Chi non intraprende questo percorso manca di qualche cosa, è un idiota, uno spiantato privo di esperienza. Persino le illuminazioni, le intuizioni più feconde devono essere sperimentate sul campo, e non basta il gran parlare, il gran riflettere, non è sufficiente il verbo, né basta essere testimone (e spettegolare su) delle cadute altrui. Ma anche queste (“illuminazioni”), quando vi sono e permettono di veder chiaro, durano pochi secondi, oltre i quali “l’anima non lo sopporterebbe, e dovrebbe sparire” (così si esprime Kirillov stesso).

Tutto questo produce una scrittura che non può essere replicata impunemente da chiunque.

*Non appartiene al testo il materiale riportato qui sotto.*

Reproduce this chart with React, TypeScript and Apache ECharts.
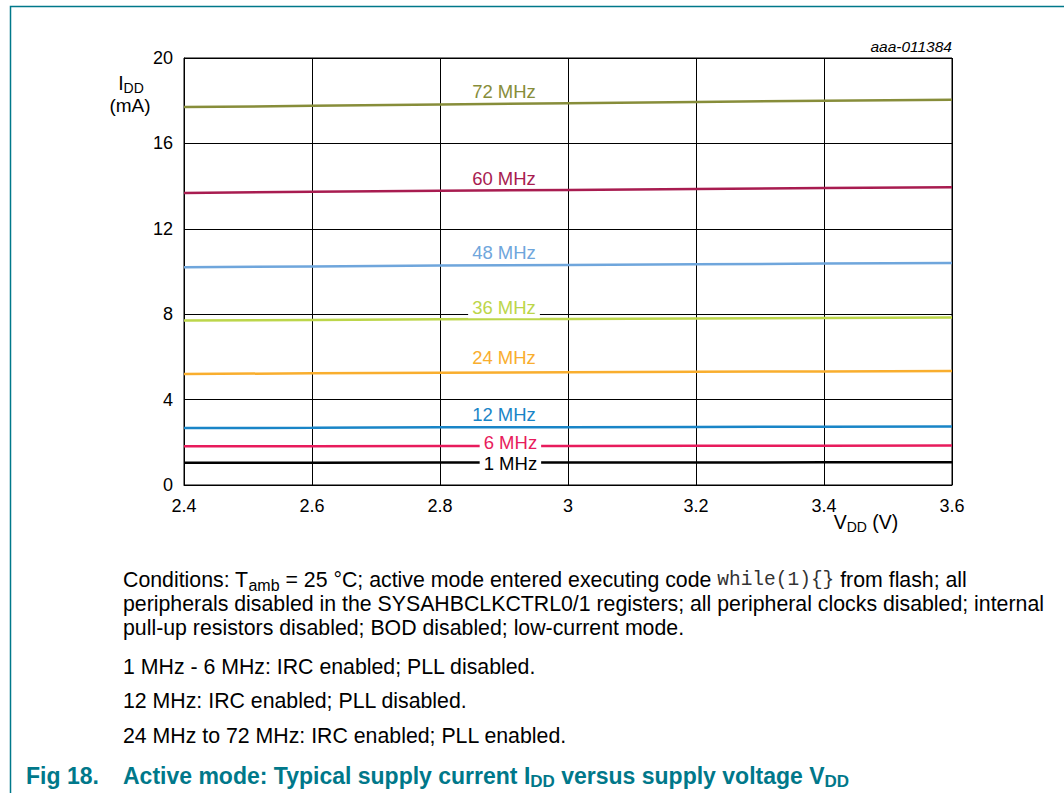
import React, { useEffect, useRef } from "react";
import * as echarts from "echarts";

const vdd = [2.4, 2.6, 2.8, 3.0, 3.2, 3.4, 3.6];
const xTicks = ["2.4", "2.6", "2.8", "3", "3.2", "3.4", "3.6"];
const yTicks = [0, 4, 8, 12, 16, 20];

const freqNames = ["72 MHz", "60 MHz", "48 MHz", "36 MHz", "24 MHz", "12 MHz", "6 MHz", "1 MHz"];
const idd72 = [17.7, 17.76, 17.82, 17.88, 17.94, 18.0, 18.05];
const idd60 = [13.68, 13.73, 13.78, 13.82, 13.87, 13.91, 13.95];
const idd48 = [10.2, 10.24, 10.28, 10.31, 10.34, 10.37, 10.4];
const idd36 = [7.7, 7.73, 7.76, 7.78, 7.8, 7.82, 7.84];
const idd24 = [5.2, 5.23, 5.26, 5.28, 5.3, 5.32, 5.34];
const idd12 = [2.67, 2.68, 2.7, 2.71, 2.72, 2.73, 2.74];
const idd6 = [1.82, 1.82, 1.83, 1.83, 1.84, 1.84, 1.85];
const idd1 = [1.04, 1.04, 1.05, 1.05, 1.05, 1.06, 1.06];
const seriesValues = [idd72, idd60, idd48, idd36, idd24, idd12, idd6, idd1];
const colors = ["#878d3a", "#a81c50", "#6fa6dc", "#bcd64a", "#f9ae2e", "#1985c7", "#e81b5c", "#000000"];
// label anchor positions (data coords)
const labelX = [2.9, 2.9, 2.9, 2.9, 2.9, 2.9, 2.91, 2.91];
const labelY = [18.42, 14.35, 10.88, 8.3, 5.95, 3.28, 1.97, 1.0];
const labelBg = [false, false, false, true, false, false, true, true];

const FONT = "'Liberation Sans', Arial, Helvetica, sans-serif";
const MONO = "'Liberation Mono', 'Courier New', monospace";
const TEAL = "#00788a";

export default function App() {
  const ref = useRef<HTMLDivElement>(null);
  useEffect(() => {
    document.body.style.margin = "0";
    const chart = echarts.init(ref.current!, null, { renderer: "svg" });
    const series: any[] = seriesValues.map((vals, i) => ({
      type: "line",
      name: freqNames[i],
      data: vals.map((v, j) => [vdd[j], v]),
      showSymbol: false,
      symbol: "none",
      lineStyle: { color: colors[i], width: 2.5 },
      z: 3,
      markPoint: {
        symbol: "rect",
        symbolSize: 0,
        silent: true,
        data: [
          {
            coord: [labelX[i], labelY[i]],
            label: {
              show: true,
              position: "inside",
              formatter: freqNames[i],
              color: colors[i],
              fontFamily: FONT,
              fontSize: 18.5,
              backgroundColor: labelBg[i] ? "#ffffff" : "transparent",
              padding: labelBg[i] ? [1, 4, 1, 4] : 0,
            },
          },
        ],
      },
    }));

    const P = 21.3;
    const textBase = { fontFamily: FONT, fontSize: P, fill: "#000" };
    const rich = {
      a: { fontFamily: FONT, fontSize: P, fill: "#000" },
      s: { fontFamily: FONT, fontSize: 16, fill: "#000", padding: [10, 0, 0, 0] },
      t: { fontFamily: FONT, fontSize: 23, fontWeight: "bold", fill: TEAL },
      ts: { fontFamily: FONT, fontSize: 17, fontWeight: "bold", fill: TEAL, padding: [10, 0, 0, 0] },
      y: { fontFamily: FONT, fontSize: 19.5, fill: "#000" },
      ys: { fontFamily: FONT, fontSize: 14, fill: "#000", padding: [9, 0, 0, 0] },
    };

    const graphic: any[] = [
      {
        type: "rect",
        shape: { x: 10.5, y: 6.5, width: 1200, height: 1000 },
        style: { fill: "none", stroke: TEAL, lineWidth: 1.5 },
        silent: true,
      },
      {
        type: "text",
        x: 952,
        y: 46,
        style: { text: "aaa-011384", fontFamily: FONT, fontSize: 15.5, fontStyle: "italic", fill: "#000", align: "right", verticalAlign: "middle" },
      },
      {
        type: "text",
        x: 131,
        y: 83,
        style: { text: "{y|I}{ys|DD}", rich, align: "center", verticalAlign: "middle" },
      },
      {
        type: "text",
        x: 130,
        y: 105,
        style: { text: "(mA)", fontFamily: FONT, fontSize: 19, fill: "#000", align: "center", verticalAlign: "middle" },
      },
      {
        type: "text",
        x: 866,
        y: 522,
        style: { text: "{y|V}{ys|DD}{y| (V)}", rich, align: "center", verticalAlign: "middle" },
      },
      {
        type: "text",
        x: 123,
        y: 580,
        style: {
          text: "{a|Conditions: T}{s|amb}{a| = 25 °C; active mode entered executing code }while(1){}{a| from flash; all}",
          rich,
          fontFamily: MONO,
          fontSize: 19.5,
          fill: "#333",
          verticalAlign: "middle",
        },
      },
      {
        type: "text",
        x: 123,
        y: 604,
        style: { text: "peripherals disabled in the SYSAHBCLKCTRL0/1 registers; all peripheral clocks disabled; internal", ...textBase, verticalAlign: "middle" },
      },
      {
        type: "text",
        x: 123,
        y: 628,
        style: { text: "pull-up resistors disabled; BOD disabled; low-current mode.", ...textBase, verticalAlign: "middle" },
      },
      {
        type: "text",
        x: 123,
        y: 667,
        style: { text: "1 MHz - 6 MHz: IRC enabled; PLL disabled.", ...textBase, verticalAlign: "middle" },
      },
      {
        type: "text",
        x: 123,
        y: 701,
        style: { text: "12 MHz: IRC enabled; PLL disabled.", ...textBase, verticalAlign: "middle" },
      },
      {
        type: "text",
        x: 123,
        y: 736,
        style: { text: "24 MHz to 72 MHz: IRC enabled; PLL enabled.", ...textBase, verticalAlign: "middle" },
      },
      {
        type: "text",
        x: 26,
        y: 776,
        style: { text: "Fig 18.", fontFamily: FONT, fontSize: 23, fontWeight: "bold", fill: TEAL, verticalAlign: "middle" },
      },
      {
        type: "text",
        x: 123,
        y: 776,
        style: {
          text: "{t|Active mode: Typical supply current I}{ts|DD}{t| versus supply voltage V}{ts|DD}",
          rich,
          verticalAlign: "middle",
        },
      },
    ];

    chart.setOption({
      animation: false,
      grid: { left: 184, right: 112, top: 58, bottom: 308, show: true, borderColor: "#000", borderWidth: 1, containLabel: false },
      xAxis: {
        type: "value",
        min: 2.4,
        max: 3.6,
        interval: 0.2,
        axisLine: { show: true, onZero: false, lineStyle: { color: "#000", width: 1 } },
        axisTick: { show: false },
        splitLine: { show: true, lineStyle: { color: "#000", width: 1 } },
        axisLabel: {
          color: "#000",
          fontFamily: FONT,
          fontSize: 18,
          margin: 12,
          formatter: (v: number) => {
            const idx = Math.round((v - 2.4) / 0.2);
            return xTicks[idx] ?? "";
          },
        },
      },
      yAxis: {
        type: "value",
        min: yTicks[0],
        max: yTicks[yTicks.length - 1],
        interval: 4,
        axisLine: { show: true, lineStyle: { color: "#000", width: 1 } },
        axisTick: { show: false },
        splitLine: { show: true, lineStyle: { color: "#000", width: 1 } },
        axisLabel: { color: "#000", fontFamily: FONT, fontSize: 18, margin: 11 },
      },
      series,
      graphic,
    });
    return () => chart.dispose();
  }, []);
  return <div ref={ref} style={{ width: 1064, height: 793 }} />;
}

Sul piatto non vi è un generico scontro tra bene e male. Si entra dentro le anime più nere, i crimini più vergognosi e obbrobriosi che contaminano per il solo fatto di essere concepiti. Ma anche dentro se stessi, quando Dostoevskij si scava dentro come e più degli altri, e abbraccia le proprie colpe (non le scusa) e con esse la propria disperazione. Impara, con Dmitrij Karamazov, che non vi è un miglior antidoto che questo.
Da un certo punto di vista prendiamo cognizione del “male assoluto”, il principio di massimo disordine oltre il quale non c’è nulla.
Nel “crescendo” del romanzo si va a poco a poco oltre ogni ordinaria e fisiologica contraddizione. Ci si dimentica presto delle mancanze più o meno serie ma di poco conto di uno Stepan Trofimovic, degli alterchi tra lui e Varvara Petrovna, di chi non vuol sentire ragioni ed evita di compromettersi, o si rinchiude nel proprio spavento.

A colpire a fondo sono la follia vera, l’impulso più sfrenato di una cellula impazzita (così appare Nicolaj Stavroghin), la mancanza di una plausibile spiegazione.

Ditemi cos’è che vi spinge a gesti così strani, a gesti che esulano da tutte le convenienze e da tutti i limiti comunemente accettati? Che vogliono dire simili sgarbi, che sembrano commessi nel delirio? Fëdor Dostoevskij, I demoni – I parte cap. 2 par. 3
Se non si è un Mefistofele, nemmeno un patentato nichilista può reggere senza contemplare il proprio annientamento.
Arriva pur sempre la resa dei conti, quando non si può più mutare avviso, né direzione, dato che si è giunti al punto di massimo disordine. L’individuo allora, che non può più nulla, ha una sola e unica illuminazione, quella di essersi fatto abbindolare e di aver abitato senza soluzione di continuità null’altro che il sottosuolo, a un passo dalla propria distruzione, nelle profondità più recondite e inesplorate di se stesso.